E questa voglia di "permanere" i preti operai sembravano esprimerla rimarcando la fedeltà all'intuizione di una fede "povera" ricondotta all'osso delle sue espressioni e al tempo stesso piena di energia e di vivacità secondo la parabola evangelica di Mc. 4,26-27 (cfr. relazione di G.Zago "Vangelo o Evangelizzazione" p. l).
L'intuizione cioè di poter vivere il Vangelo senza vivere del vangelo.
E la consapevolezza di essere entrati nella realtà del lavoro operaio non per caso o per avventura, ma a seguito di intuizioni che sorprendentemente (rispetto all'educazione, alla formazione, per esempio) sono fiorite come per l'effetto di una chiamata. A seguito di una esigenza del primato della evangelizzazione sulla sacramentalizzazione e il servizio alla comunità.
Andati per evangelizzare abbiamo scoperto più o meno lentamente che ad essere evangelizzati eravamo noi.
Ed è da questo terreno che emerge l'esigenza di capire, distinguere, chiarire: Vangelo o evangelizzazione?

"L'interrogativo posto in termini alternativi ha la forza di porre alle radici una inquietudine, è una maniera per cercare di dire un paradosso che comunque si vive. Vi è consapevolezza che non si da' vangelo allo stato puro, che esso si storicizza, prende forma, diventa comunicazione e linguaggio, e dunque mediazione.
Forse non vi è altrettanta consapevolezza che nessuna mediazione, nemmeno la più pura, la più disinteressata, è l'evento che quella mediazione cerca di raccontare...
Ogni evangelizzazione presuppone il vangelo come suo alimento continuo, come fonte, come sorgente della testimonianza e del racconto. L'evangelizzazione esiste perché c'è un evento evangelico da vivere e da offrire. A tenere viva questa polarizzazione concorrono tanti elementi: l'intuizione, la fantasia, la creatività, le varie risposte con cui una persona o un gruppo di persone stanno davanti all'evento evangelico.
Alla radice di tutto però c'è la storia, cioè la fedeltà al proprio tempo.
E' questa fedeltà ai propri giorni che fa andare in crisi il modello di evangelizzazione ereditato da altre generazioni. Questa fedeltà al proprio tempo costringe a risalire al vangelo e a ricordare l'importanza di ritornare alla fonte, all' esperienza originante... mentre se si aggiorna semplicemente diventando "nuova evangelizzazione" rischia di chiudersi su se stessa, di spegnersi, di ridursi ad uno schema o a una forma ideologizzata".

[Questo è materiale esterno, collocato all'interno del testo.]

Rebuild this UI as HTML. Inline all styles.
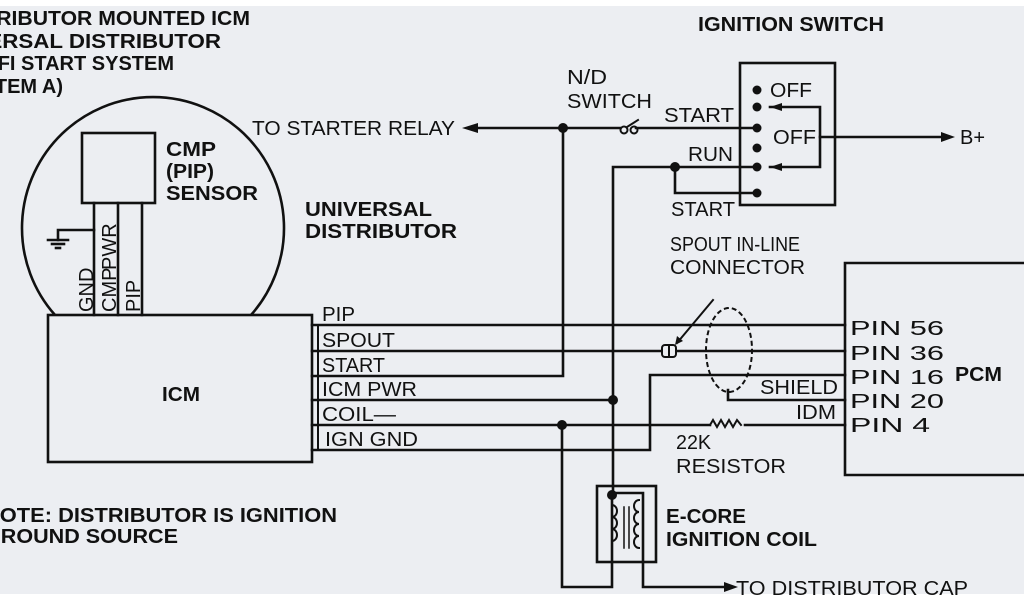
<!DOCTYPE html>
<html><head><style>
html,body{margin:0;padding:0;background:#fff}
svg{display:block}
text{font-family:"Liberation Sans",sans-serif;fill:#111}
.b{font-weight:bold;font-size:20px}
.n{font-size:20px}
</style></head><body>
<svg width="1024" height="600" viewBox="0 0 1024 600" xmlns="http://www.w3.org/2000/svg">
<rect x="0" y="6" width="1024" height="588" fill="#eceef2"/>
<g stroke="#111" stroke-width="2.6" fill="none" stroke-linecap="square">
<path d="M55 315 A131 131 0 1 1 251 315"/>
<rect x="48" y="315" width="264" height="147" fill="#eceef2"/>
<rect x="82" y="133" width="73" height="70" fill="#eceef2"/>
<line x1="94" y1="203" x2="94" y2="315"/>
<line x1="118" y1="203" x2="118" y2="315"/>
<line x1="142" y1="203" x2="142" y2="315"/>
<path d="M94 230 H58 V240"/>
<line x1="48" y1="240" x2="68" y2="240"/>
<line x1="52" y1="244" x2="64" y2="244"/>
<line x1="56" y1="248" x2="60" y2="248"/>
<line x1="312" y1="325" x2="845" y2="325"/>
<line x1="312" y1="351" x2="845" y2="351"/>
<path d="M312 376 H563 V128"/>
<line x1="312" y1="400" x2="613" y2="400"/>
<path d="M312 425 H710"/>
<path d="M745 425 H845"/>
<path d="M710 425 l3 -5 l4 7 l4 -7 l4 7 l4 -7 l4 7 l4 -7 l4 5" stroke-width="2"/>
<path d="M312 450 H650 V375 H845"/>
<line x1="318" y1="325" x2="318" y2="450" stroke-width="2"/>
<path d="M470 128 H620"/>
<path d="M636 128 H757"/>
<circle cx="624" cy="130" r="3.5" stroke-width="2"/>
<circle cx="634" cy="130" r="3.5" stroke-width="2"/>
<line x1="627" y1="127" x2="638" y2="120" stroke-width="2"/>
<path d="M613 493 V167 H757"/>
<path d="M675 167 V193 H757"/>
<rect x="740" y="63" width="95" height="142"/>
<path d="M770 107 H820 V167 H770"/>
<line x1="820" y1="137" x2="945" y2="137"/>
<rect x="597" y="486" width="59" height="76"/>
<path d="M562 425 V587 H612 V493"/>
<path d="M612 493 H643 V587 H730"/>
<path d="M612 505 a5 6 0 0 1 0 12 a5 6 0 0 1 0 12 a5 6 0 0 1 0 12" stroke-width="2"/>
<path d="M639 500 a5 6 0 0 0 0 12 a5 6 0 0 0 0 12 a5 6 0 0 0 0 12 a5 6 0 0 0 0 12" stroke-width="2"/>
<line x1="624" y1="507" x2="624" y2="548" stroke-width="1.5"/>
<line x1="629" y1="507" x2="629" y2="548" stroke-width="1.5"/>
<ellipse cx="729" cy="350" rx="23" ry="42" stroke-dasharray="3,5" stroke-width="2"/>
<path d="M728 390 V400 H845"/>
<line x1="713" y1="300" x2="677" y2="343" stroke-width="2"/>
<rect x="662" y="345" width="14" height="12" rx="3" stroke-width="2" fill="#eceef2"/>
<line x1="669" y1="345" x2="669" y2="357" stroke-width="2"/>
<path d="M1030 263 H845 V475 H1030"/>
</g>
<g fill="#111">
<circle cx="563" cy="128" r="5"/>
<circle cx="675" cy="167" r="5"/>
<circle cx="613" cy="400" r="5"/>
<circle cx="562" cy="425" r="5"/>
<circle cx="612" cy="495" r="5"/>
<circle cx="757" cy="90" r="4.5"/>
<circle cx="757" cy="107" r="4.5"/>
<circle cx="757" cy="128" r="4.5"/>
<circle cx="757" cy="148" r="4.5"/>
<circle cx="757" cy="167" r="4.5"/>
<circle cx="757" cy="193" r="4.5"/>
<path d="M462 128 l16 -5 v10 z"/>
<path d="M770 107 l12 -4 v8 z"/>
<path d="M770 167 l12 -4 v8 z"/>
<path d="M955 137 l-14 -5 v10 z"/>
<path d="M738 587 l-14 -5 v10 z"/>
<path d="M675 345 l2 -9 l6 5 z"/>
</g>
<text class="b" x="-52" y="25" textLength="302" lengthAdjust="spacingAndGlyphs">DISTRIBUTOR MOUNTED ICM</text>
<text class="b" x="-66" y="48" textLength="287" lengthAdjust="spacingAndGlyphs">UNIVERSAL DISTRIBUTOR</text>
<text class="b" x="174" y="70" text-anchor="end">TFI START SYSTEM</text>
<text class="b" x="63" y="93" text-anchor="end">(SYSTEM A)</text>
<text class="b" x="166" y="156" textLength="50" lengthAdjust="spacingAndGlyphs">CMP</text>
<text class="b" x="166" y="178" textLength="48" lengthAdjust="spacingAndGlyphs">(PIP)</text>
<text class="b" x="166" y="200" textLength="92" lengthAdjust="spacingAndGlyphs">SENSOR</text>
<text class="b" x="305" y="216" textLength="127" lengthAdjust="spacingAndGlyphs">UNIVERSAL</text>
<text class="b" x="305" y="238" textLength="152" lengthAdjust="spacingAndGlyphs">DISTRIBUTOR</text>
<text class="b" x="162" y="401" textLength="38" lengthAdjust="spacingAndGlyphs">ICM</text>
<text class="n" transform="translate(93,312) rotate(-90)">GND</text>
<text class="n" transform="translate(116,312) rotate(-90)">CMP</text>
<text class="n" transform="translate(116,270) rotate(-90)">PWR</text>
<text class="n" transform="translate(140,312) rotate(-90)">PIP</text>
<text class="n" x="322" y="321" textLength="33" lengthAdjust="spacingAndGlyphs">PIP</text>
<text class="n" x="322" y="347" textLength="73" lengthAdjust="spacingAndGlyphs">SPOUT</text>
<text class="n" x="322" y="372" textLength="63" lengthAdjust="spacingAndGlyphs">START</text>
<text class="n" x="322" y="396" textLength="95" lengthAdjust="spacingAndGlyphs">ICM PWR</text>
<text class="n" x="322" y="421" textLength="74" lengthAdjust="spacingAndGlyphs">COIL—</text>
<text class="n" x="325" y="446" textLength="93" lengthAdjust="spacingAndGlyphs">IGN GND</text>
<text class="b" x="-16" y="522" textLength="353" lengthAdjust="spacingAndGlyphs">NOTE: DISTRIBUTOR IS IGNITION</text>
<text class="b" x="-16" y="543" textLength="194" lengthAdjust="spacingAndGlyphs">GROUND SOURCE</text>
<text class="n" x="252" y="135" textLength="203" lengthAdjust="spacingAndGlyphs">TO STARTER RELAY</text>
<text class="n" x="567" y="84" textLength="40" lengthAdjust="spacingAndGlyphs">N/D</text>
<text class="n" x="567" y="108" textLength="85" lengthAdjust="spacingAndGlyphs">SWITCH</text>
<text class="n" x="664" y="122" textLength="70" lengthAdjust="spacingAndGlyphs">START</text>
<text class="n" x="688" y="161" textLength="45" lengthAdjust="spacingAndGlyphs">RUN</text>
<text class="n" x="671" y="216" textLength="64" lengthAdjust="spacingAndGlyphs">START</text>
<text class="b" x="698" y="31" textLength="186" lengthAdjust="spacingAndGlyphs">IGNITION SWITCH</text>
<text class="n" x="770" y="97" textLength="42" lengthAdjust="spacingAndGlyphs">OFF</text>
<text class="n" x="773" y="144" textLength="43" lengthAdjust="spacingAndGlyphs">OFF</text>
<text class="n" x="960" y="144" textLength="25" lengthAdjust="spacingAndGlyphs">B+</text>
<text class="n" x="670" y="251" textLength="130" lengthAdjust="spacingAndGlyphs">SPOUT IN-LINE</text>
<text class="n" x="670" y="274" textLength="135" lengthAdjust="spacingAndGlyphs">CONNECTOR</text>
<text class="n" x="760" y="394" textLength="78" lengthAdjust="spacingAndGlyphs">SHIELD</text>
<text class="n" x="796" y="419" textLength="40" lengthAdjust="spacingAndGlyphs">IDM</text>
<text class="n" x="676" y="449" textLength="35" lengthAdjust="spacingAndGlyphs">22K</text>
<text class="n" x="676" y="473" textLength="110" lengthAdjust="spacingAndGlyphs">RESISTOR</text>
<text class="n" x="850" y="335" textLength="94" lengthAdjust="spacingAndGlyphs">PIN 56</text>
<text class="n" x="850" y="360" textLength="94" lengthAdjust="spacingAndGlyphs">PIN 36</text>
<text class="n" x="850" y="384" textLength="94" lengthAdjust="spacingAndGlyphs">PIN 16</text>
<text class="n" x="850" y="408" textLength="94" lengthAdjust="spacingAndGlyphs">PIN 20</text>
<text class="n" x="850" y="432" textLength="80" lengthAdjust="spacingAndGlyphs">PIN 4</text>
<text class="b" x="955" y="381" textLength="47" lengthAdjust="spacingAndGlyphs">PCM</text>
<text class="b" x="666" y="523" textLength="80" lengthAdjust="spacingAndGlyphs">E-CORE</text>
<text class="b" x="666" y="546" textLength="151" lengthAdjust="spacingAndGlyphs">IGNITION COIL</text>
<text class="n" x="736" y="595" textLength="232" lengthAdjust="spacingAndGlyphs">TO DISTRIBUTOR CAP</text>
</svg>
</body></html>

"L'evento di salvezza è un fatto sorgivo: all' inizio è un fatto partito dalla vita e solo dopo è stato verbalizzato, cioè si è tentato di dargli una veste di comunicazione attraverso il racconto, la parola, la trasmissione scritta.
L'evento non è qualcosa in mano a qualcuno, non è qualcosa che si possa controllare né si affida alla
gestione di nessuno: vive di luce e di forza propria.
A questo primato del Vangelo, a questo bisogno di tornare all' evento sorgivo ci riconducono la vita quotidiana, la vita di condivisione, la vita di lavoratori.
Di politica, di etica, di morale sessuale, di catechesi, di aggiornamento... c'è sazietà.
Le sfide che raccogliamo dalla condivisione e dalla riflessione su ciò che viviamo nella compagnia degli uomini e delle donne con cui ogni giorno ci incontriamo e ci scontriamo sono altre:
Come stare davanti al vangelo che è evento prima che parola, che è fatto prima che racconto, che è relazione con il Vivente prima che testimonianza?
Dentro la complessità delle situazioni e della realtà in cui si vive, come ascoltare Dio senza ridurlo ad oggetto, possesso, merce, ma riconoscendolo nella sua assoluta signoria?
Come lasciarlo nella sua libertà e gratuità di agire senza preconfezionare niente?".

"Si tratta di ridare al soggetto tutta la sua responsabilità di costruirsi: una libertà non vuota ma come educazione progressiva alla obbedienza e all' ascolto di Dio. L'evento porta con sé la presenza di un dono e stimola alla risposta non confezionata ma responsabile, ad una adesione in cui si opera il proprio coinvolgimento.
Creare persone libere è spesso fuori di ogni logica istituzionale: ogni istituzione chiede prestazioni in
cambio di garanzie.
Creare le condizioni perché soggetti pensanti vadano fino infondo nella scoperta del senso della vita, è una sfida, un progetto da raccogliere: è il senso stesso della nostra esistenza".